The Chelsea sole lugs are not exceptionally tall, but do provide reliable grip over mixed terrain. That said, I don’t expect they’ll provide the best traction if you end up hike-a-biking anywhere wet or muddy – think low-profile gravel tread.
The boots’ recessed cleat is deep enough that they don’t make much noise while walking on hard surfaces. Yet there’s enough room and nice supporting tread blocks around the cleat that interfaced well with both small & wide platform crankbrothers pedals I’ve tried. Plus, they still work fine with platform pedals, too.
All-in-all, I haven’t yet ditched the already-broke-in lace-ups that offer more fine snugness adjustment across the forefoot and above the ankle, and a style I think looks a bit more traditional.

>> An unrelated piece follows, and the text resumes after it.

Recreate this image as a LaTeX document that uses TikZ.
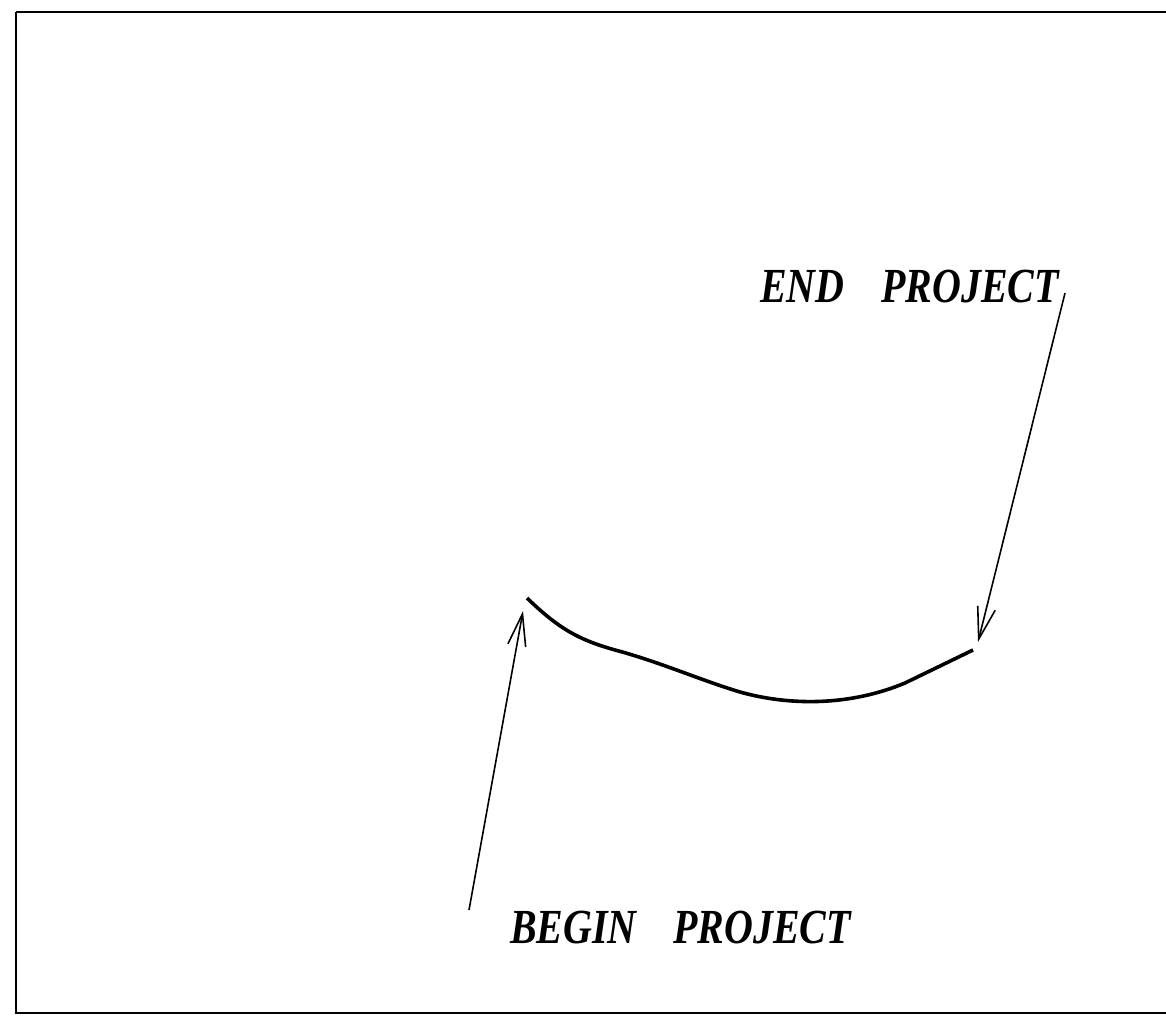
\documentclass[tikz,border=0pt]{standalone}
\usepackage{fontspec}
\setmainfont{Liberation Serif}
\newfontfamily\lblfont[FakeStretch=0.815]{Liberation Serif}
\usetikzlibrary{arrows.meta}
\begin{document}
\begin{tikzpicture}[x=1pt,y=-1pt,
  lbl/.style={font=\lblfont\fontsize{49}{56}\selectfont\bfseries\itshape, inner sep=0pt, anchor=base west},
  pointer/.style={line width=1.6pt, -{Straight Barb[length=32pt,width=18pt,line width=1.6pt]}},
  path line/.style={line width=3.6pt}]
\useasboundingbox (0,0) rectangle (1166,1015);
\draw[line width=1.6pt] (16,12) -- (1170,12) (16,12) -- (16,1013) -- (1170,1013);
\coordinate (s) at (527,598);
\coordinate (e) at (973,650);
\draw[path line] (s) .. controls (560,630) and (580,640) .. (615,650)
  .. controls (660,662) and (700,680) .. (740,692)
  .. controls (790,706) and (850,706) .. (905,683) -- (e);
\node[lbl] (endl) at (760,302) {END\hspace{0.75em}PROJECT};
\node[lbl] (begl) at (510,943) {BEGIN\hspace{0.75em}PROJECT};
\coordinate (et) at (1065,293);
\coordinate (bt) at (469,910);
\coordinate (eh) at (978,642);
\coordinate (bh) at (523,611);
\draw[pointer] (et) -- (eh);
\draw[pointer] (bt) -- (bh);
\end{tikzpicture}
\end{document}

But I certainly see the appeal of the new slip-fit Chelsea Boot, and plan to put them to more casual gravel riding & maybe weekend bikepacking use in the future.
Quoc Chelsea Boot – Pricing, options & availability
Quoc’s new Chelsea Boot can be pre-ordered starting today for £180 / $250 / 220€, with the first deliveries starting in just over two weeks from now, from May 13. The Chelseas are offered in either all-black or the two-tone brown of those I’ve been riding.
As a completely new product, Quoc is only offering the Chelsea Boot in a small (but quite large) whole EU size 41-47 range. But they say the next run of the shoes will include a broader size range, likely at least to match range of their similarly-soled Weekend sneakers that stretch down to a comparable 38 to fit smaller feet.